In a legal salvo aimed straight at Albany, Elon Musk’s X Corp has filed a federal lawsuit to dismantle New York’s new social media transparency law, arguing it tramples on constitutional rights and opens the floodgates to government censorship.
The legislation in question — dubbed the Stop Hiding Hate Act — demands that platforms publicly explain how they monitor and moderate everything from hate speech and disinformation to harassment and foreign influence. Noncompliance could cost tech companies a hefty $15,000 per violation, per day.
But Musk’s X says the law is a blunt instrument — one that punishes platforms for not policing speech the state deems inappropriate. “This is not the government’s role,” the company argued in its complaint filed in Manhattan federal court. The lawsuit insists the law violates the First Amendment and the New York Constitution by forcing platforms to disclose details about controversial or unpopular speech that they may choose not to regulate — or even define — in a particular way.

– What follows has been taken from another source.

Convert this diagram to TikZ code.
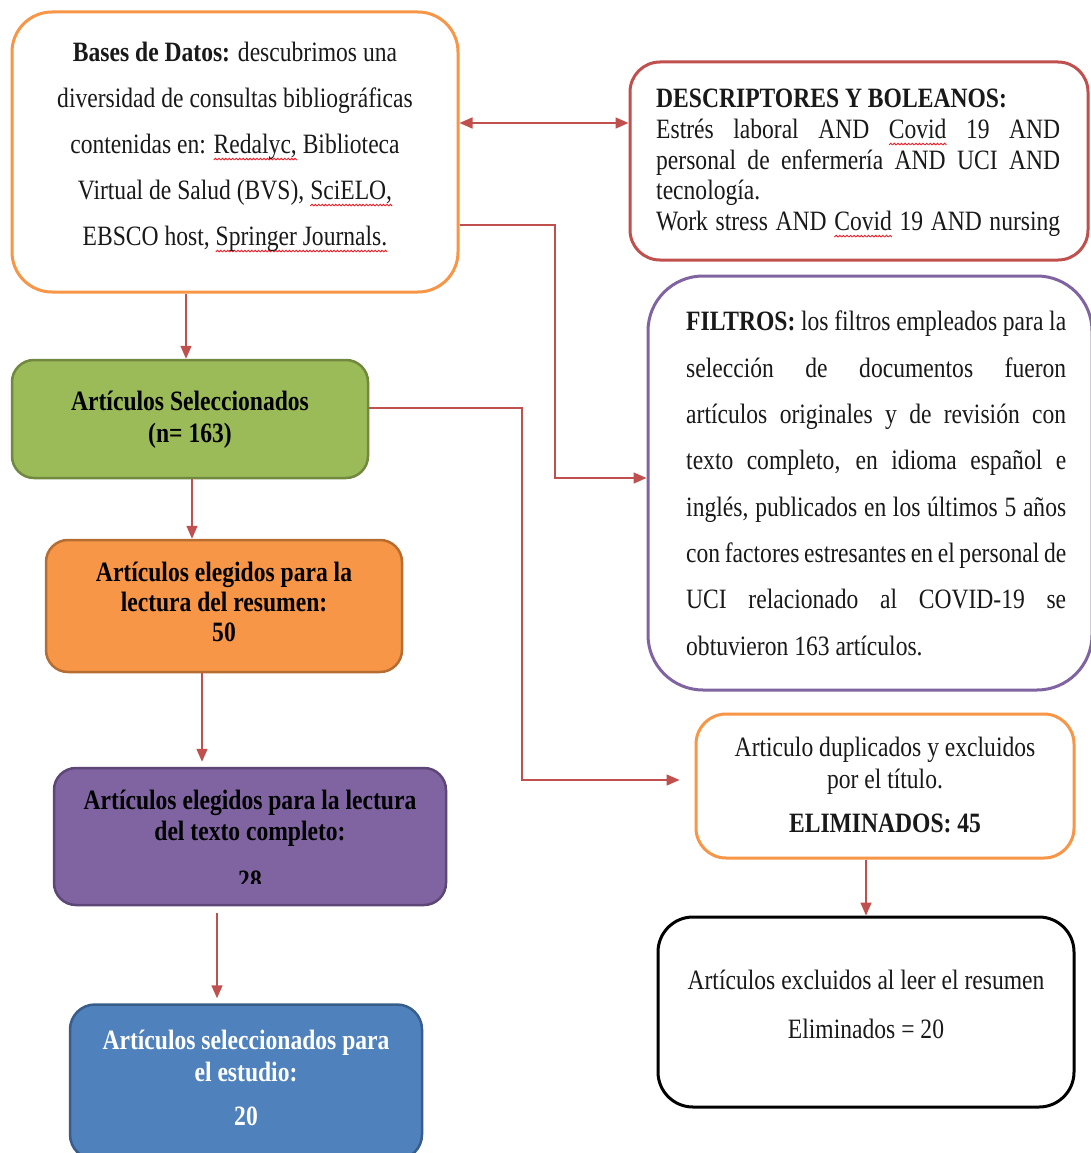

At the center of the legal storm is New York Attorney General Letitia James, who is named as the defendant. Her office did not respond to requests for comment.
X’s legal team bolstered its argument with a pointed quote from the very lawmakers behind the bill — state Senator Brad Hoylman-Sigal and Assemblymember Grace Lee — who accused Musk and X of having a “disturbing record” on content moderation that they say endangers democratic norms.
That accusation didn’t sit well with X, which positioned itself as a defender of robust debate in the public square — not a platform for extremism. “Determining what speech crosses the line is a conversation society continues to wrestle with,” the company said. “That’s not a task for the state.”
New York’s law closely mirrors a 2023 California statute that met similar resistance. That law’s enforcement was paused last year by a federal appeals court over similar First Amendment concerns. California eventually agreed not to enforce its law following a settlement with X earlier this year.
Hoylman-Sigal and Lee responded defiantly to the suit, saying Musk’s legal resistance only proves why the law is necessary. “The fact that Elon Musk would go to these lengths to avoid disclosing straightforward information to New Yorkers speaks volumes,” they said.
The case — X Corp v. James, U.S. District Court, Southern District of New York, No. 25-05068 — now places one of the world’s richest men in yet another high-stakes clash over the limits of speech, regulation, and the power of tech platforms in American democracy.